◆ Data

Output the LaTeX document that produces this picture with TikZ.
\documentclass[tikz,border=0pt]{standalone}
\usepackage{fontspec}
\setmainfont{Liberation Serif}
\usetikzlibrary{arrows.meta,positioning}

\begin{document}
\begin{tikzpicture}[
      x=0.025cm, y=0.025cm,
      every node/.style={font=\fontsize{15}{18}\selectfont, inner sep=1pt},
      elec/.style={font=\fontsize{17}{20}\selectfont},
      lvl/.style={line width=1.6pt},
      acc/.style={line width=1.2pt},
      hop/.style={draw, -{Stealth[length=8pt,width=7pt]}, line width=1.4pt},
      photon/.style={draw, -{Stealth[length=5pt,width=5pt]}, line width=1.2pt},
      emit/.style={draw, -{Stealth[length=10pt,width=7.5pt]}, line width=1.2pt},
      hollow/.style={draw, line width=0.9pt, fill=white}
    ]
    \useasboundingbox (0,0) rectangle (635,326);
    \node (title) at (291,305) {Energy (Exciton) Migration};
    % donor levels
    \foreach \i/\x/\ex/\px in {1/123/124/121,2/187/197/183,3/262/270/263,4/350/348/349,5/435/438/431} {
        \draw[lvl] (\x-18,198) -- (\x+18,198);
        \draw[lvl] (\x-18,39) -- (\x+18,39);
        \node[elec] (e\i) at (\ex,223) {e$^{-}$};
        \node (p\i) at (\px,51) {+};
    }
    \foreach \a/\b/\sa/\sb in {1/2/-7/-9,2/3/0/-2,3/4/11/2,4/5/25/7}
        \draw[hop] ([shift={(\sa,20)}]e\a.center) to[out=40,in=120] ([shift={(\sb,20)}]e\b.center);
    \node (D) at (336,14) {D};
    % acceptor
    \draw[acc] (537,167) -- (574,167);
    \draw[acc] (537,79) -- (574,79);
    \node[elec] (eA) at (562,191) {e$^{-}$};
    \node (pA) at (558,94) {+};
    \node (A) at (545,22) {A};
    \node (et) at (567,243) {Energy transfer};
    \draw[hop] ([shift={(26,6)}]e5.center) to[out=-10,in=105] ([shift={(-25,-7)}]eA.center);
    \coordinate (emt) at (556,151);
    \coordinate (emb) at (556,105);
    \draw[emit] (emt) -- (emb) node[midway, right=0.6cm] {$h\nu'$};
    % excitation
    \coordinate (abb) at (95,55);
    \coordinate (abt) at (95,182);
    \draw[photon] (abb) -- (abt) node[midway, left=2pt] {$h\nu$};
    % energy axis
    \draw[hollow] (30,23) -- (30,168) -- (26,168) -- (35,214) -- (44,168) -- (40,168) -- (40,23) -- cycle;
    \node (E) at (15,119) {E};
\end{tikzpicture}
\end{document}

◆ Job
Nothing should be changed: write out all of the data as is.

◆ Task answer
Output the LaTeX document that produces this picture with TikZ.
\documentclass[tikz,border=0pt]{standalone}
\usepackage{fontspec}
\setmainfont{Liberation Serif}
\usetikzlibrary{arrows.meta,positioning}

\begin{document}
\begin{tikzpicture}[
      x=0.025cm, y=0.025cm,
      every node/.style={font=\fontsize{15}{18}\selectfont, inner sep=1pt},
      elec/.style={font=\fontsize{17}{20}\selectfont},
      lvl/.style={line width=1.6pt},
      acc/.style={line width=1.2pt},
      hop/.style={draw, -{Stealth[length=8pt,width=7pt]}, line width=1.4pt},
      photon/.style={draw, -{Stealth[length=5pt,width=5pt]}, line width=1.2pt},
      emit/.style={draw, -{Stealth[length=10pt,width=7.5pt]}, line width=1.2pt},
      hollow/.style={draw, line width=0.9pt, fill=white}
    ]
    \useasboundingbox (0,0) rectangle (635,326);
    \node (title) at (291,305) {Energy (Exciton) Migration};
    % donor levels
    \foreach \i/\x/\ex/\px in {1/123/124/121,2/187/197/183,3/262/270/263,4/350/348/349,5/435/438/431} {
        \draw[lvl] (\x-18,198) -- (\x+18,198);
        \draw[lvl] (\x-18,39) -- (\x+18,39);
        \node[elec] (e\i) at (\ex,223) {e$^{-}$};
        \node (p\i) at (\px,51) {+};
    }
    \foreach \a/\b/\sa/\sb in {1/2/-7/-9,2/3/0/-2,3/4/11/2,4/5/25/7}
        \draw[hop] ([shift={(\sa,20)}]e\a.center) to[out=40,in=120] ([shift={(\sb,20)}]e\b.center);
    \node (D) at (336,14) {D};
    % acceptor
    \draw[acc] (537,167) -- (574,167);
    \draw[acc] (537,79) -- (574,79);
    \node[elec] (eA) at (562,191) {e$^{-}$};
    \node (pA) at (558,94) {+};
    \node (A) at (545,22) {A};
    \node (et) at (567,243) {Energy transfer};
    \draw[hop] ([shift={(26,6)}]e5.center) to[out=-10,in=105] ([shift={(-25,-7)}]eA.center);
    \coordinate (emt) at (556,151);
    \coordinate (emb) at (556,105);
    \draw[emit] (emt) -- (emb) node[midway, right=0.6cm] {$h\nu'$};
    % excitation
    \coordinate (abb) at (95,55);
    \coordinate (abt) at (95,182);
    \draw[photon] (abb) -- (abt) node[midway, left=2pt] {$h\nu$};
    % energy axis
    \draw[hollow] (30,23) -- (30,168) -- (26,168) -- (35,214) -- (44,168) -- (40,168) -- (40,23) -- cycle;
    \node (E) at (15,119) {E};
\end{tikzpicture}
\end{document}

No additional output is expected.